Feb 15, 2016

All cabooses are the same....aren't they?

Looking through my collection of 587 caboose photos I realized how many varieties of cabooses there are.
Here are a few. This one comes in a 4 wheel version for the B&O. Baltimore RR Museum, Baltimore, MD.
 
A friend of mine who is on this e-mail list is Mark McNaghten and I was able to get him in action
coming back from a trip to Pasco or Wenatchee, 2 terminal points west of Spokane. They call this kind
bay window style and it is 1 of 2 that used to be Great Northern RR for taconite service.
 
My father-in-law shot this for me down in Arizona or Nevada some 40 years ago. Now it is a place
called home for somebody. The initials are for the Los Angeles & Salt Lake subsidiary the UP took over.
This one is called a no-wheel version.
 
Photo taken near Interbay near Seattle where they hung out waiting to be called into action.

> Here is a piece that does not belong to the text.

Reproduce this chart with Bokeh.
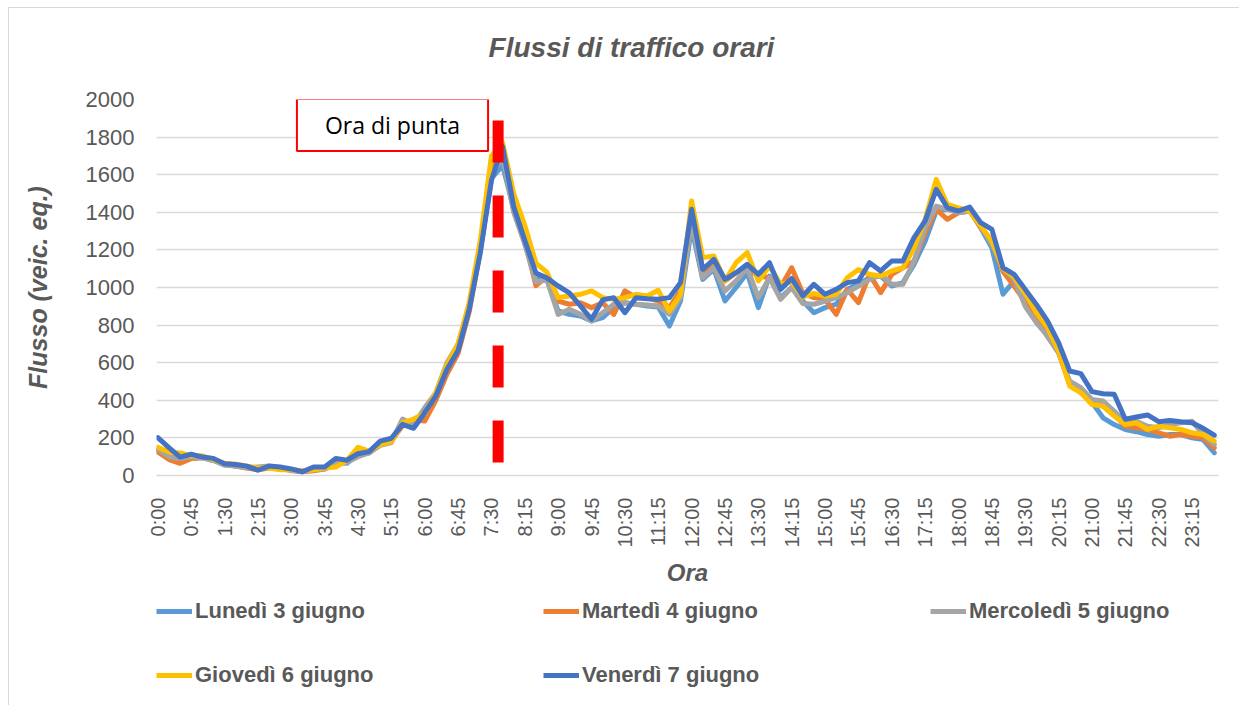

The Big Sky Blue came into being in 1967. The photo was taken around 1970. The caboose was
removed from service about 1985.
 
Some cabooses come with platforms which serve the crew better in yards and industrial areas where
jumping off and on is more common. Probably a stove, a toilet and a desk inside and that's about it.
 
One of the saddest photos I ever took was near the New York state  border where this collection
of cabooses was deteriorating to the elements.  It was from a defunct railroad called the
New York, Ontario & Western. Probably around 1965.